> What is being asked
Transcribe everything in the data word for word. Pictures are left out.

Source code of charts
== == ==

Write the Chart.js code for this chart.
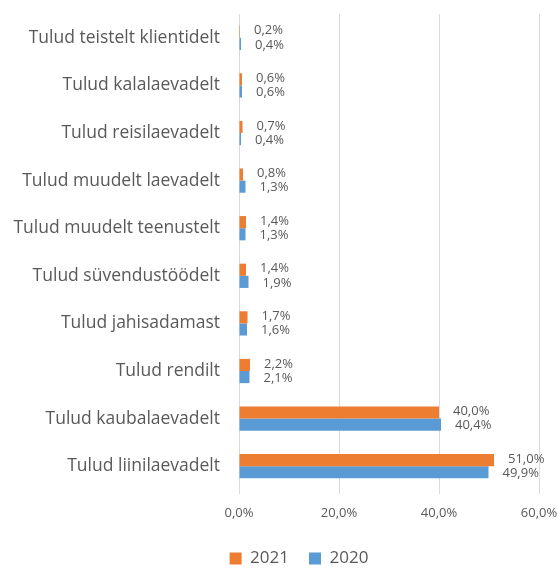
<!DOCTYPE html>
<html>
<head>
<meta charset="utf-8">
<script src="https://cdn.jsdelivr.net/npm/chart.js@4"></script>
<style>
  html, body { margin: 0; padding: 0; background: #fff; }
  #wrap { width: 558px; height: 568px; }
</style>
</head>
<body>
<div id="wrap"><canvas id="myChart" width="558" height="568"></canvas></div>
<script>
const categories = [
  "Tulud teistelt klientidelt",
  "Tulud kalalaevadelt",
  "Tulud reisilaevadelt",
  "Tulud muudelt laevadelt",
  "Tulud muudelt teenustelt",
  "Tulud süvendustöödelt",
  "Tulud jahisadamast",
  "Tulud rendilt",
  "Tulud kaubalaevadelt",
  "Tulud liinilaevadelt"
];
const values2021 = [0.2, 0.6, 0.7, 0.8, 1.4, 1.4, 1.7, 2.2, 40.0, 51.0];
const values2020 = [0.4, 0.6, 0.4, 1.3, 1.3, 1.9, 1.6, 2.1, 40.4, 49.9];
const xTicks = [0, 20, 40, 60];

const fmt = (v) => v.toFixed(1).replace(".", ",") + "%";
const FONT = "'Open Sans', sans-serif";

document.addEventListener("DOMContentLoaded", () => {
  const ctx = document.getElementById("myChart").getContext("2d");

  const data = {
    labels: categories,
    datasets: [
      {
        label: "2021",
        data: values2021,
        backgroundColor: "#ED7D31",
        borderWidth: 0,
        categoryPercentage: 0.51,
        barPercentage: 1.0,
      },
      {
        label: "2020",
        data: values2020,
        backgroundColor: "#5B9BD5",
        borderWidth: 0,
        categoryPercentage: 0.51,
        barPercentage: 1.0,
      },
    ],
  };

  const config = {
    type: "bar",
    data: data,
    options: {
      indexAxis: "y",
      responsive: false,
      animation: false,
      layout: { padding: 0 },
      scales: {
        x: {
          min: 0,
          max: 60,
          afterBuildTicks: (axis) => {
            axis.ticks = xTicks.map((v) => ({ value: v }));
          },
          afterFit: (axis) => {
            axis.height = 31;
            axis.paddingLeft = 0;
            axis.paddingRight = 19;
          },
          ticks: {
            callback: (v) => fmt(v),
            color: "#595959",
            font: { family: FONT, size: 13 },
            padding: 11,
          },
          grid: { color: "#d9d9d9", lineWidth: 1, tickLength: 4, drawTicks: true, tickColor: "#d9d9d9" },
          border: { display: false },
        },
        y: {
          afterFit: (axis) => {
            axis.width = 239;
            axis.paddingTop = 14;
            axis.paddingBottom = 0;
          },
          ticks: {
            color: "#595959",
            font: { family: FONT, size: 17.5 },
            padding: 11,
          },
          grid: { display: false },
          border: { display: false },
        },
      },
      plugins: {
        legend: {
          position: "bottom",
          labels: {
            boxWidth: 12,
            boxHeight: 12,
            color: "#595959",
            font: { family: FONT, size: 17 },
            padding: 20,
          },
        },
        tooltip: { enabled: true },
      },
    },
    plugins: [
      {
        id: "legendShift",
        afterLayout: (chart) => {
          // move the legend row lower and a bit to the right
          chart.legend.top += 9;
          chart.legend.bottom += 9;
          chart.legend.left += 20;
          chart.legend.right += 20;
        },
      },
      {
        id: "valueLabels",
        afterDatasetsDraw: (chart) => {
          const { ctx } = chart;
          ctx.save();
          ctx.font = "13px " + FONT;
          ctx.fillStyle = "#595959";
          ctx.textAlign = "left";
          ctx.textBaseline = "middle";
          chart.data.datasets.forEach((ds, di) => {
            const meta = chart.getDatasetMeta(di);
            meta.data.forEach((bar, i) => {
              ctx.fillText(fmt(ds.data[i]), bar.x + 14, bar.y + (di === 0 ? -1 : 1));
            });
          });
          ctx.restore();
        },
      },
    ],
  };

  new Chart(ctx, config);
});
</script>
</body>
</html>
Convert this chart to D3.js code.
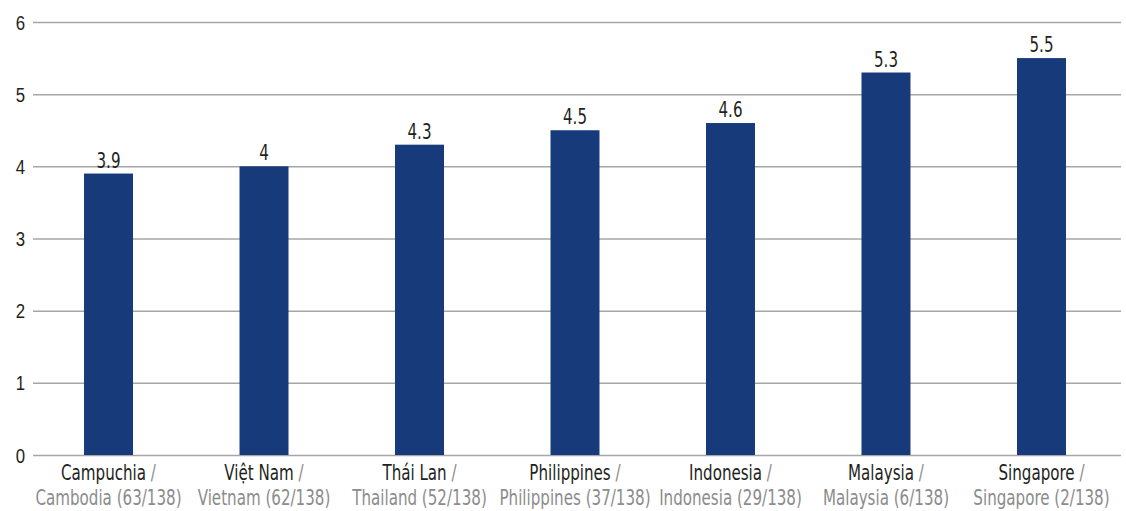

== == ==

> Solution for this problem
Write the Chart.js code for this chart.
<!DOCTYPE html>
<html>
<head>
<meta charset="utf-8">
<script src="https://cdn.jsdelivr.net/npm/chart.js@4"></script>
<style>
  html, body { margin: 0; padding: 0; background: #fff; }
  #wrap { width: 558px; height: 568px; }
</style>
</head>
<body>
<div id="wrap"><canvas id="myChart" width="558" height="568"></canvas></div>
<script>
const categories = [
  "Tulud teistelt klientidelt",
  "Tulud kalalaevadelt",
  "Tulud reisilaevadelt",
  "Tulud muudelt laevadelt",
  "Tulud muudelt teenustelt",
  "Tulud süvendustöödelt",
  "Tulud jahisadamast",
  "Tulud rendilt",
  "Tulud kaubalaevadelt",
  "Tulud liinilaevadelt"
];
const values2021 = [0.2, 0.6, 0.7, 0.8, 1.4, 1.4, 1.7, 2.2, 40.0, 51.0];
const values2020 = [0.4, 0.6, 0.4, 1.3, 1.3, 1.9, 1.6, 2.1, 40.4, 49.9];
const xTicks = [0, 20, 40, 60];

const fmt = (v) => v.toFixed(1).replace(".", ",") + "%";
const FONT = "'Open Sans', sans-serif";

document.addEventListener("DOMContentLoaded", () => {
  const ctx = document.getElementById("myChart").getContext("2d");

  const data = {
    labels: categories,
    datasets: [
      {
        label: "2021",
        data: values2021,
        backgroundColor: "#ED7D31",
        borderWidth: 0,
        categoryPercentage: 0.51,
        barPercentage: 1.0,
      },
      {
        label: "2020",
        data: values2020,
        backgroundColor: "#5B9BD5",
        borderWidth: 0,
        categoryPercentage: 0.51,
        barPercentage: 1.0,
      },
    ],
  };

  const config = {
    type: "bar",
    data: data,
    options: {
      indexAxis: "y",
      responsive: false,
      animation: false,
      layout: { padding: 0 },
      scales: {
        x: {
          min: 0,
          max: 60,
          afterBuildTicks: (axis) => {
            axis.ticks = xTicks.map((v) => ({ value: v }));
          },
          afterFit: (axis) => {
            axis.height = 31;
            axis.paddingLeft = 0;
            axis.paddingRight = 19;
          },
          ticks: {
            callback: (v) => fmt(v),
            color: "#595959",
            font: { family: FONT, size: 13 },
            padding: 11,
          },
          grid: { color: "#d9d9d9", lineWidth: 1, tickLength: 4, drawTicks: true, tickColor: "#d9d9d9" },
          border: { display: false },
        },
        y: {
          afterFit: (axis) => {
            axis.width = 239;
            axis.paddingTop = 14;
            axis.paddingBottom = 0;
          },
          ticks: {
            color: "#595959",
            font: { family: FONT, size: 17.5 },
            padding: 11,
          },
          grid: { display: false },
          border: { display: false },
        },
      },
      plugins: {
        legend: {
          position: "bottom",
          labels: {
            boxWidth: 12,
            boxHeight: 12,
            color: "#595959",
            font: { family: FONT, size: 17 },
            padding: 20,
          },
        },
        tooltip: { enabled: true },
      },
    },
    plugins: [
      {
        id: "legendShift",
        afterLayout: (chart) => {
          // move the legend row lower and a bit to the right
          chart.legend.top += 9;
          chart.legend.bottom += 9;
          chart.legend.left += 20;
          chart.legend.right += 20;
        },
      },
      {
        id: "valueLabels",
        afterDatasetsDraw: (chart) => {
          const { ctx } = chart;
          ctx.save();
          ctx.font = "13px " + FONT;
          ctx.fillStyle = "#595959";
          ctx.textAlign = "left";
          ctx.textBaseline = "middle";
          chart.data.datasets.forEach((ds, di) => {
            const meta = chart.getDatasetMeta(di);
            meta.data.forEach((bar, i) => {
              ctx.fillText(fmt(ds.data[i]), bar.x + 14, bar.y + (di === 0 ? -1 : 1));
            });
          });
          ctx.restore();
        },
      },
    ],
  };

  new Chart(ctx, config);
});
</script>
</body>
</html>
Convert this chart to D3.js code.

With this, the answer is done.